* THE TASK
Retype nothing but the lines from the start of the material up to and including the line with "460, 461, 467, 472.5, 480, 487]". Pictures don't belong in the copy.
:::::
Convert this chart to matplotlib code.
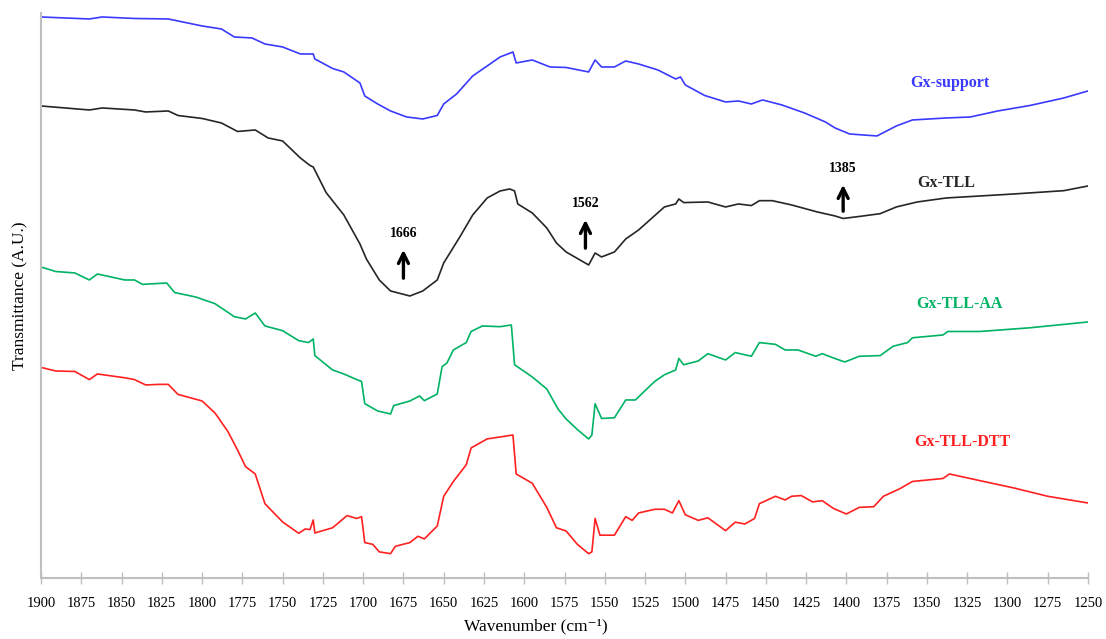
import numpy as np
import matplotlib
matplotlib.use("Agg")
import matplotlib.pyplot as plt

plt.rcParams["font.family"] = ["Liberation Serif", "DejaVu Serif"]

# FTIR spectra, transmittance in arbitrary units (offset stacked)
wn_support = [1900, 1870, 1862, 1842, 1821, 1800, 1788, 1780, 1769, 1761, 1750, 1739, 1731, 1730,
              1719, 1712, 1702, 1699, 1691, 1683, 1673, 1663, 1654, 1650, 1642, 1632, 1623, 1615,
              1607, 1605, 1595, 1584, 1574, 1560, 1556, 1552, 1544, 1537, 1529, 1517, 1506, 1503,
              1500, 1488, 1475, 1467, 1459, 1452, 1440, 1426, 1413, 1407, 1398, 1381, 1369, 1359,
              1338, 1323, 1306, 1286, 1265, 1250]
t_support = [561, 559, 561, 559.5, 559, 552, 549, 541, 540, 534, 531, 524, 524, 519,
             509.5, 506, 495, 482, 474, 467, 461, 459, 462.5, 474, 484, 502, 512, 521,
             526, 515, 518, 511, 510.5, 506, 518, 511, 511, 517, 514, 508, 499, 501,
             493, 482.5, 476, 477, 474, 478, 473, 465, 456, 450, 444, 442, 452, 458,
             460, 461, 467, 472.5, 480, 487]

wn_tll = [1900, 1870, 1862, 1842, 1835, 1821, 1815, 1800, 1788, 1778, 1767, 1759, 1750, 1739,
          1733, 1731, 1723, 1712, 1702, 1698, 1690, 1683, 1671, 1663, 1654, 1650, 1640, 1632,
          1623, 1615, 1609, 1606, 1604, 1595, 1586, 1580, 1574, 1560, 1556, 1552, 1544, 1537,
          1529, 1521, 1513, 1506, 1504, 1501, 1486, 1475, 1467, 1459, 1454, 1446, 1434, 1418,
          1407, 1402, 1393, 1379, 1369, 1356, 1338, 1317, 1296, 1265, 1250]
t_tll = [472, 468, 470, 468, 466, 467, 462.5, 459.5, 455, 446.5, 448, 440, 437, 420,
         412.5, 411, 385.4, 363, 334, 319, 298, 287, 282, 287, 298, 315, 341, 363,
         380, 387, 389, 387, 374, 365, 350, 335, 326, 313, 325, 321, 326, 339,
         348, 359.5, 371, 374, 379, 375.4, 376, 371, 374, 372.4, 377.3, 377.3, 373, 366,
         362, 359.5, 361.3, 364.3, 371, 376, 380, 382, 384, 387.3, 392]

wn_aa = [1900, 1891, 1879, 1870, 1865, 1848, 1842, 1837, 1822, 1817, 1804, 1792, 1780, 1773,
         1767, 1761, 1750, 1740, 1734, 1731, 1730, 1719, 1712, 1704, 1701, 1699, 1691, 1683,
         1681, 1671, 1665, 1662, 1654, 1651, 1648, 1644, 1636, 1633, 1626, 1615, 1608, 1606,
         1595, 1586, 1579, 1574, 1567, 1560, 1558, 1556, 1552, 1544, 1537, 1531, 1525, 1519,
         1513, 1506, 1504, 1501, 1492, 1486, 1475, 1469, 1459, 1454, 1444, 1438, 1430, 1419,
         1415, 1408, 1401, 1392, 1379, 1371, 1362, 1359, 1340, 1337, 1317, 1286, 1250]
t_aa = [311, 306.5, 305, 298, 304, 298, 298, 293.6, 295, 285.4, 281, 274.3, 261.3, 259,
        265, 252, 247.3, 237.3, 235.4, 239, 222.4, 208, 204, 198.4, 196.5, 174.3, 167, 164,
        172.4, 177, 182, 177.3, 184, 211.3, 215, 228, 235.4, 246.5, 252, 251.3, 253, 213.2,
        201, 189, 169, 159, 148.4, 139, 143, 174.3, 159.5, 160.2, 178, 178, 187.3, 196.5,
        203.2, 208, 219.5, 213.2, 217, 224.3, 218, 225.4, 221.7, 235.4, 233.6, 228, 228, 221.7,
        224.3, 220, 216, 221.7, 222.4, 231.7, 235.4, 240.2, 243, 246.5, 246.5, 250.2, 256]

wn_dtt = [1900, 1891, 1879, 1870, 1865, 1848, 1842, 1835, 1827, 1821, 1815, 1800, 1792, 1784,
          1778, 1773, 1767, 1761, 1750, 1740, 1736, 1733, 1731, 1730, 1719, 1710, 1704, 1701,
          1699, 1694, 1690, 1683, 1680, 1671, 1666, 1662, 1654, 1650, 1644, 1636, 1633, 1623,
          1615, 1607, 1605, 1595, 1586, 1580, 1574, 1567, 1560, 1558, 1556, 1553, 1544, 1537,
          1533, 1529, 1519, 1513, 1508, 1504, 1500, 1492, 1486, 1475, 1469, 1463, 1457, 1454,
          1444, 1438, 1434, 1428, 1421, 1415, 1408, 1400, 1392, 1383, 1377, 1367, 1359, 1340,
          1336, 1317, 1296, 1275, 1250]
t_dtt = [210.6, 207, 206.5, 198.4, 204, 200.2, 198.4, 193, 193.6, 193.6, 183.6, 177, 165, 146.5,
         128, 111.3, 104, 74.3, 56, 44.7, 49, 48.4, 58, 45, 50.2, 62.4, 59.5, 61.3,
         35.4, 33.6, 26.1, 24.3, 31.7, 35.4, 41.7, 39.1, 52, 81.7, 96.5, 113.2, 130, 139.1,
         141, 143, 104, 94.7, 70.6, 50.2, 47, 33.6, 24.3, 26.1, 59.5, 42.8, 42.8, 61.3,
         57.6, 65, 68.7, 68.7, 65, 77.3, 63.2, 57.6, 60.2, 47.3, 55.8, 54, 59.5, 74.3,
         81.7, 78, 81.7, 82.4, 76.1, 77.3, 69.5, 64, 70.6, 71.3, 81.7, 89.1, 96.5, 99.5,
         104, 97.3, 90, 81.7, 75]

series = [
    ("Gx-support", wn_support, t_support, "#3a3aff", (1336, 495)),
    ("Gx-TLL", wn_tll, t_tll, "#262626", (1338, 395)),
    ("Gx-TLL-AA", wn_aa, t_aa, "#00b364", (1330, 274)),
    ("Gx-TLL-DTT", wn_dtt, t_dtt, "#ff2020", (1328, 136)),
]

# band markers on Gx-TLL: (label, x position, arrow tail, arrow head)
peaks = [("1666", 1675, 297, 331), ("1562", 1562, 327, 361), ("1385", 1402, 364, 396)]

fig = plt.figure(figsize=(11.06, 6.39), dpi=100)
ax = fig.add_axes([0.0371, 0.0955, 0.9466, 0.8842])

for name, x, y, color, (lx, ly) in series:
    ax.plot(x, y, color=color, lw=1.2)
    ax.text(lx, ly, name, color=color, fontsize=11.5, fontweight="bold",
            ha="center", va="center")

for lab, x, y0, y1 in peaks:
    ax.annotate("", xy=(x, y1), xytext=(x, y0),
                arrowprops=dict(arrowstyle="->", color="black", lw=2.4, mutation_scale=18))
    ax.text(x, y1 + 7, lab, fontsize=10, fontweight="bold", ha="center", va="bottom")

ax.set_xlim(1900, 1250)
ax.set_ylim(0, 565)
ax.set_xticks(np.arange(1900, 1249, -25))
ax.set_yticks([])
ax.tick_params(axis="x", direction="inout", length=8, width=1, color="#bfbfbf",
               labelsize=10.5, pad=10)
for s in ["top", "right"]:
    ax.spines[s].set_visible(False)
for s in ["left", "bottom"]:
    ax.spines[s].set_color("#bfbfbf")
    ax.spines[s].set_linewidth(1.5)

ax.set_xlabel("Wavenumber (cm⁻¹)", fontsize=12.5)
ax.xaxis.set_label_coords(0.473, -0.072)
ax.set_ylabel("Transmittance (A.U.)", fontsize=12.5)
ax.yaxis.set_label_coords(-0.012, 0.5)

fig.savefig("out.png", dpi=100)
:::::
* TASK ANSWER
Convert this chart to matplotlib code.
import numpy as np
import matplotlib
matplotlib.use("Agg")
import matplotlib.pyplot as plt

plt.rcParams["font.family"] = ["Liberation Serif", "DejaVu Serif"]

# FTIR spectra, transmittance in arbitrary units (offset stacked)
wn_support = [1900, 1870, 1862, 1842, 1821, 1800, 1788, 1780, 1769, 1761, 1750, 1739, 1731, 1730,
              1719, 1712, 1702, 1699, 1691, 1683, 1673, 1663, 1654, 1650, 1642, 1632, 1623, 1615,
              1607, 1605, 1595, 1584, 1574, 1560, 1556, 1552, 1544, 1537, 1529, 1517, 1506, 1503,
              1500, 1488, 1475, 1467, 1459, 1452, 1440, 1426, 1413, 1407, 1398, 1381, 1369, 1359,
              1338, 1323, 1306, 1286, 1265, 1250]
t_support = [561, 559, 561, 559.5, 559, 552, 549, 541, 540, 534, 531, 524, 524, 519,
             509.5, 506, 495, 482, 474, 467, 461, 459, 462.5, 474, 484, 502, 512, 521,
             526, 515, 518, 511, 510.5, 506, 518, 511, 511, 517, 514, 508, 499, 501,
             493, 482.5, 476, 477, 474, 478, 473, 465, 456, 450, 444, 442, 452, 458,
             460, 461, 467, 472.5, 480, 487]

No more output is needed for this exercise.